TED SIMONS: There we go. I thought for a second you had software that was translating what was being said. Haven't quite reached that --

SCOTT BALES: Haven't reached that yet. That is on the horizon, I think.

TED SIMONS: Number four, goal number four, enhancing professionalism within Arizona's courts. Winner?

SCOTT BALES: The winner there is actually the justice courts in Maricopa county for a program they developed to identify best practices for dealing with self-represented litigants, people who don't have lawyers but in the courts. Justice courts see a lot of that in eviction cases and in small claims cases, and the award, which went to judge Steven McMurray on -- the chief education officer, and also judge Gerald Williams set out guidelines for the judges to use to how they can better help people who are representing themselves just navigate the court process.

TED SIMONS: Are you seeing more -- a little off topic, are you seeing more people self-representing?

SCOTT BALES: We are, and in particular in certain kinds of cases like in family court, the cases that involve divorces and child custody. The vast majority of those cases, 85% have at least one side that is self-represented.

TED SIMONS: That's definitely a need that has been or is needs to be met. Finally, goal number five, improving communications and community participation. It sounds like there is a baby care project in Pinal County. Talk to us about this.

SCOTT BALES: Yeah, this was a wonderful project developed by a community advisory board connected with the juvenile court in Pinal county. And what they did is they recognize that there are about 1,000 young children in foster care in that county, and there is a need with respect to those who are infants to provide certain resources, things like diapers, clothing, formula, to the foster family. So as a volunteer effort, they put together these baby bags and it got very wide support in the community. The Department of Corrections inmate programs donated $3,000. They -- a number of sewing and knitting groups put together hats and blankets and a charter elementary school contributed 800 stuffed animals. And it's inspiring and it also reflects that in our courts, we're very dependent in different ways on community support and community volunteers and that's especially true in the cases that involve children because we have court-appointed special advocates.
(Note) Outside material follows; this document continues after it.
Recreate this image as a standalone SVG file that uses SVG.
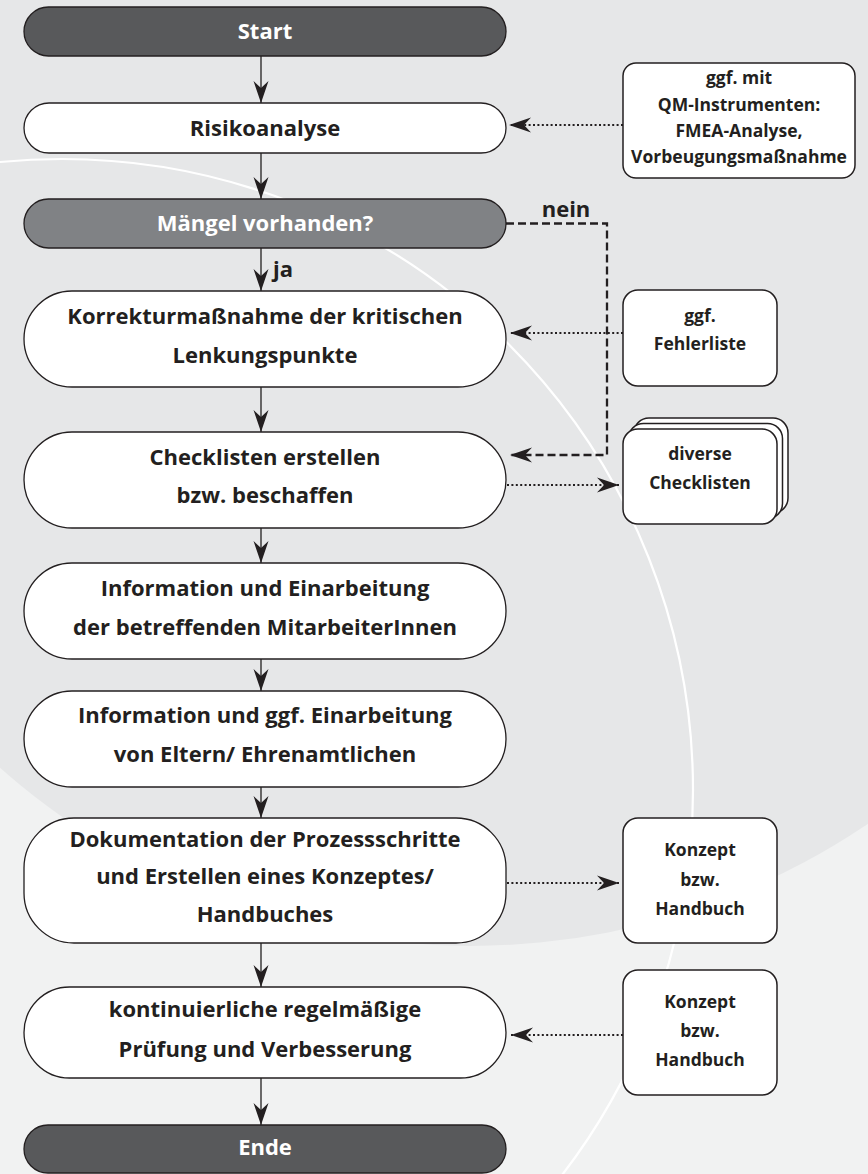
<svg xmlns="http://www.w3.org/2000/svg" width="868" height="1174" viewBox="0 0 868 1174">
<style>
.pill{fill:#ffffff;stroke:#231f20;stroke-width:1.3}
.dark{fill:#58595b;stroke:#231f20;stroke-width:1.3}
.mid{fill:#808285;stroke:#231f20;stroke-width:1.3}
.side{fill:#ffffff;stroke:#231f20;stroke-width:1.5}
.t{font-family:"Open Sans","Liberation Sans",sans-serif;font-weight:700;font-size:22px;fill:#231f20;text-anchor:middle}
.tw{fill:#ffffff}
.ts{font-family:"Open Sans","Liberation Sans",sans-serif;font-weight:700;font-size:17.5px;fill:#231f20;text-anchor:middle}
.solid{fill:none;stroke:#231f20;stroke-width:1.3}
.dot{fill:none;stroke:#231f20;stroke-width:2;stroke-dasharray:2 2.4}
.dash{fill:none;stroke:#231f20;stroke-width:2.3;stroke-dasharray:8 4}
</style>
<defs>
<marker id="ah" viewBox="-24 -9 26 18" refX="0" refY="0" markerWidth="26" markerHeight="18" markerUnits="userSpaceOnUse" orient="auto">
<path d="M0,0 L-22,-7.5 L-15,0 L-22,7.5 Z" fill="#231f20"/>
</marker>
</defs>
<g id="background">
<rect x="0" y="0" width="868" height="1174" fill="#f1f2f2"/>
<circle cx="470" cy="237" r="709" fill="#e6e7e8"/>
<circle cx="62" cy="790" r="631" fill="none" stroke="#ffffff" stroke-width="2.2"/>
</g>
<g id="connectors">
<path class="solid" d="M261,56 V103" marker-end="url(#ah)"/>
<path class="solid" d="M261,153 V199" marker-end="url(#ah)"/>
<path class="solid" d="M261,248 V291" marker-end="url(#ah)"/>
<path class="solid" d="M261,387 V432" marker-end="url(#ah)"/>
<path class="solid" d="M261,528 V563" marker-end="url(#ah)"/>
<path class="solid" d="M261,659 V691" marker-end="url(#ah)"/>
<path class="solid" d="M261,787 V818" marker-end="url(#ah)"/>
<path class="solid" d="M261,943 V987" marker-end="url(#ah)"/>
<path class="solid" d="M261,1078 V1125" marker-end="url(#ah)"/>
<path class="dot" d="M623,125 H509" marker-end="url(#ah)"/>
<path class="dot" d="M623,333 H510" marker-end="url(#ah)"/>
<path class="dot" d="M507,485 H619" marker-end="url(#ah)"/>
<path class="dot" d="M507,883 H619" marker-end="url(#ah)"/>
<path class="dot" d="M623,1035 H511" marker-end="url(#ah)"/>
<path class="dash" d="M506,223.5 H607 V455 H510" marker-end="url(#ah)"/>
<text class="t" x="566" y="217">nein</text>
<text class="t" x="283" y="277">ja</text>
</g>
<g id="start">
<rect class="dark" x="24" y="7" width="482" height="49" rx="24.5"/>
<text class="t tw" x="265" y="39">Start</text>
</g>
<g id="risikoanalyse">
<rect class="pill" x="24" y="103" width="482" height="50" rx="25"/>
<text class="t" x="265" y="136">Risikoanalyse</text>
</g>
<g id="maengel">
<rect class="mid" x="24" y="199" width="482" height="49" rx="24.5"/>
<text class="t tw" x="265" y="231">Mängel vorhanden?</text>
</g>
<g id="korrektur">
<rect class="pill" x="24" y="291" width="482" height="96" rx="48"/>
<text class="t" x="265" y="324">Korrekturmaßnahme der kritischen</text>
<text class="t" x="265" y="363">Lenkungspunkte</text>
</g>
<g id="checklisten">
<rect class="pill" x="24" y="432" width="482" height="96" rx="48"/>
<text class="t" x="265" y="465">Checklisten erstellen</text>
<text class="t" x="265" y="503">bzw. beschaffen</text>
</g>
<g id="information">
<rect class="pill" x="24" y="563" width="482" height="96" rx="48"/>
<text class="t" x="265" y="596">Information und Einarbeitung</text>
<text class="t" x="265" y="635">der betreffenden MitarbeiterInnen</text>
</g>
<g id="information-eltern">
<rect class="pill" x="24" y="691" width="482" height="96" rx="48"/>
<text class="t" x="265" y="723">Information und ggf. Einarbeitung</text>
<text class="t" x="265" y="762">von Eltern/ Ehrenamtlichen</text>
</g>
<g id="dokumentation">
<rect class="pill" x="24" y="818" width="482" height="125" rx="50"/>
<text class="t" x="265" y="847">Dokumentation der Prozessschritte</text>
<text class="t" x="265" y="884">und Erstellen eines Konzeptes/</text>
<text class="t" x="265" y="922">Handbuches</text>
</g>
<g id="pruefung">
<rect class="pill" x="24" y="987" width="482" height="91" rx="45.5"/>
<text class="t" x="265" y="1017">kontinuierliche regelmäßige</text>
<text class="t" x="265" y="1057">Prüfung und Verbesserung</text>
</g>
<g id="ende">
<rect class="dark" x="24" y="1125" width="482" height="48" rx="24"/>
<text class="t tw" x="265" y="1155">Ende</text>
</g>
<g id="qm-instrumente">
<rect class="side" x="623" y="63" width="232" height="115" rx="13"/>
<text class="ts" x="739" y="84">ggf. mit</text>
<text class="ts" x="739" y="111">QM-Instrumenten:</text>
<text class="ts" x="739" y="137">FMEA-Analyse,</text>
<text class="ts" x="739" y="163">Vorbeugungsmaßnahme</text>
</g>
<g id="fehlerliste">
<rect class="side" x="623" y="290" width="154" height="96" rx="15"/>
<text class="ts" x="700" y="322">ggf.</text>
<text class="ts" x="700" y="350">Fehlerliste</text>
</g>
<g id="diverse-checklisten">
<rect class="side" x="634" y="418" width="154" height="95" rx="15"/>
<rect class="side" x="628.5" y="423.5" width="154" height="95" rx="15"/>
<rect class="side" x="623" y="429" width="154" height="95" rx="15"/>
<text class="ts" x="700" y="460">diverse</text>
<text class="ts" x="700" y="489">Checklisten</text>
</g>
<g id="konzept-1">
<rect class="side" x="623" y="818" width="154" height="125" rx="15"/>
<text class="ts" x="700" y="856">Konzept</text>
<text class="ts" x="700" y="886">bzw.</text>
<text class="ts" x="700" y="915">Handbuch</text>
</g>
<g id="konzept-2">
<rect class="side" x="623" y="970" width="154" height="125" rx="15"/>
<text class="ts" x="700" y="1008">Konzept</text>
<text class="ts" x="700" y="1037">bzw.</text>
<text class="ts" x="700" y="1066">Handbuch</text>
</g>
</svg>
We have foster care review boards. We have groups like this advisory board and I think it is important that we recognize those kinds of efforts.

TED SIMONS: Obviously all five of these goals met and recognized and honored. Do -- does the court system -- can it be overlooked? How important are these kinds of awards?

SCOTT BALES: Well, I think they're vitally important. I should say, I get to present the awards. I don't determine who receives them. That is done by a committee of judges from around the state and a couple of public members, and it's important that we learn from efforts in different parts of the state and everyone of these awardees I think has done something that other courts could perhaps learn from and in some ways duplicate. And that we recognize initiative and as I said that we appreciate the volunteers who support our court system.

TED SIMONS: Inspirational I'm sure to all in the court system. Thank you so much for joining us.

SCOTT BALES: Thanks again. Great to be here.